Before I go any further, let me make something very clear. My father-in-law is very pro gun control. He’s a former city employee who has only ever worked to keep the community safe and livable. He definitely thinks there should be stricter background checks, that guns kill people, and he is very law abiding.

Even so, when he said, as though it were an afterthought, “I have a gun, but I’m responsible about it,” I was shocked. Stunned. He had a gun, no, wait, was keeping a gun right at that very moment in the house we were staying in with our small children.

“Where do you keep it?” I asked sheepishly.

He said he kept it in a drawer of his dresser in the walk-in closet he shares with my MIL. Side note: This walk-in closet is where my youngest child usually sleeps, in a pack ‘n play, when we come to visit. She was sleeping in there on this trip too.

“Is it loaded?” I asked, again knowing very little about guns and how they operate whether the bullets are handy or already engaged.

He said it wasn’t loaded, but the bullets were right there in the drawer in case he had to get to them quickly.

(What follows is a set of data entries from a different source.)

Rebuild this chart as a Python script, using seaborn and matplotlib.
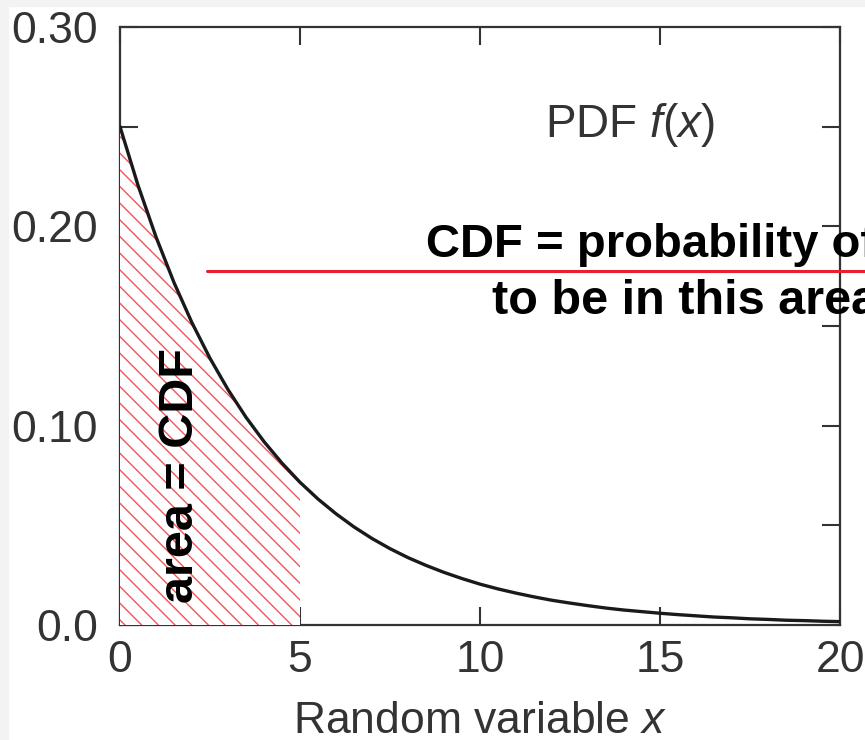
import numpy as np
import pandas as pd
import matplotlib
matplotlib.use("Agg")
import matplotlib.pyplot as plt
from matplotlib.lines import Line2D
from matplotlib.patches import Rectangle
import seaborn as sns

# PDF curve, values
x_vals = [0, 0.5, 1, 1.5, 2, 2.5, 3, 3.5, 4, 4.5, 5, 5.5, 6, 6.5, 7, 7.5, 8, 8.5,
          9, 9.5, 10, 10.5, 11, 11.5, 12, 12.5, 13, 13.5, 14, 14.5, 15, 15.5,
          16, 16.5, 17, 17.5, 18, 18.5, 19, 19.5, 20]
pdf_vals = [0.2500, 0.2206, 0.1947, 0.1718, 0.1516, 0.1338, 0.1181, 0.1042,
            0.0920, 0.0812, 0.0716, 0.0632, 0.0558, 0.0492, 0.0434, 0.0383,
            0.0338, 0.0299, 0.0264, 0.0233, 0.0205, 0.0181, 0.0160, 0.0141,
            0.0124, 0.0110, 0.0097, 0.0085, 0.0075, 0.0067, 0.0059, 0.0052,
            0.0046, 0.0040, 0.0036, 0.0031, 0.0028, 0.0024, 0.0022, 0.0019,
            0.0017]
cdf_upper = 5  # shaded area ends here

x_ticks = [0, 5, 10, 15, 20]
y_ticks = [0.0, 0.10, 0.20, 0.30]
y_tick_labels = ["0.0", "0.10", "0.20", "0.30"]
y_minor = [0.05, 0.15, 0.25]

df = pd.DataFrame({"x": x_vals, "pdf": pdf_vals})
shade = df[df["x"] <= cdf_upper]

sns.set_theme(style="ticks")
plt.rcParams["font.family"] = ["Liberation Sans", "DejaVu Sans"]
plt.rcParams["mathtext.fontset"] = "custom"
plt.rcParams["mathtext.rm"] = "Liberation Sans"
plt.rcParams["mathtext.it"] = "Liberation Sans:italic"
plt.rcParams["hatch.color"] = "#f0575c"
plt.rcParams["hatch.linewidth"] = 1.0

GREY = "#333333"

fig = plt.figure(figsize=(8.65, 7.4), dpi=100)
fig.patch.set_facecolor("white")
ax = fig.add_axes([120 / 865, 1 - 625 / 740, 720 / 865, 598 / 740])

# hatched area under the curve (white fill hides the left ticks, as in the source)
ax.fill_between(shade["x"], 0, shade["pdf"], facecolor="white", edgecolor="#f0575c",
                hatch="\\\\", linewidth=0, zorder=3)
sns.lineplot(data=df, x="x", y="pdf", ax=ax, color="#1a1a1a", linewidth=2.4,
             sort=False, zorder=4)

ax.set_xlim(0, 20)
ax.set_ylim(0, 0.30)
ax.set_xticks(x_ticks)
ax.set_yticks(y_ticks, labels=y_tick_labels)
ax.set_yticks(y_minor, minor=True)
ax.tick_params(which="both", direction="in", length=13, width=1.5, color=GREY,
               top=True, right=True, labelsize=32, labelcolor=GREY)
ax.tick_params(axis="x", pad=11)
ax.tick_params(axis="y", pad=16)
for s in ax.spines.values():
    s.set_visible(True)
    s.set_linewidth(1.6)
    s.set_color(GREY)
ax.set_ylabel("")
ax.set_xlabel("Random variable $x$", fontsize=32, color=GREY, labelpad=14)

ax.text(14.17, 0.251, "PDF $f(x)$", ha="center", va="center", fontsize=33, color=GREY)
ax.text(1.67, 0.075, "area = CDF", rotation=90, ha="center", va="center",
        fontsize=35, fontweight="bold", color="black", zorder=5)

# callout text, runs past the right edge like the source slide
fig.text(426 / 865, 1 - 257 / 740, "CDF = probability of x", ha="left",
         va="baseline", fontsize=34, fontweight="bold", color="black")
fig.text(492 / 865, 1 - 314 / 740, "to be in this area", ha="left",
         va="baseline", fontsize=35, fontweight="bold", color="black")
fig.add_artist(Line2D([207 / 865, 1.0], [1 - 271 / 740] * 2, color="#e8202a", lw=2.2))

# faint grey frame at top/left edge of the screenshot
fig.add_artist(Rectangle((0, 1 - 6 / 740), 1, 6 / 740, transform=fig.transFigure,
                         color="#f3f3f3", zorder=-1))
fig.add_artist(Rectangle((0, 0), 8 / 865, 1, transform=fig.transFigure,
                         color="#f3f3f3", zorder=-1))

fig.savefig("out.png", dpi=100)
plt.close(fig)
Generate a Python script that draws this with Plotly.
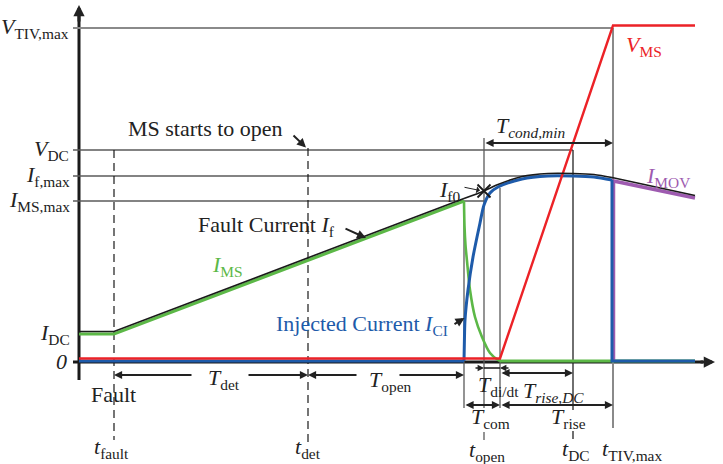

I was horrified. I mean, even if it’s not loaded, it’s still a weapon. A deadly weapon. A weapon that could harm us. This gun could still do something horrible to someone I love very easily if  it was employed to do so.

To me, having a gun in the house is like keeping a poisonous snake in a tank in your bedroom. Or keeping dangerous drugs like cocaine and heroin in the same place where you go to find your Advil and Tylenol.

Let the drawer give way just a bit and that danger is on the loose, or accessible, and it can seriously hurt or even kill someone.

My father in law is a smart man. He is a logical one too. But he is also a very stubborn man.

The whole incident made me think very hard about this issue. On the plane ride home from his family’s home, and that uncomfortable dinner, I divulged to my husband that I was thinking that we should stay in a hotel or at his friend’s house next time we were in town.

“My parents would never go for that,” he said. “We would have to tell them why.”

I asked him if he thought his father would ever ditch the gun if he thought it stood between him and a visit from his grandkids.

He didn’t know. And neither do I.

Guns are about to surpass car accidents as the leading cause of death of young people, according to the Center for American Progress. And each year, we learn of those horrific stories about a toddler getting a hold of a gun, like the case last year in Idaho where a toddler accidentally shot his mom in Walmart.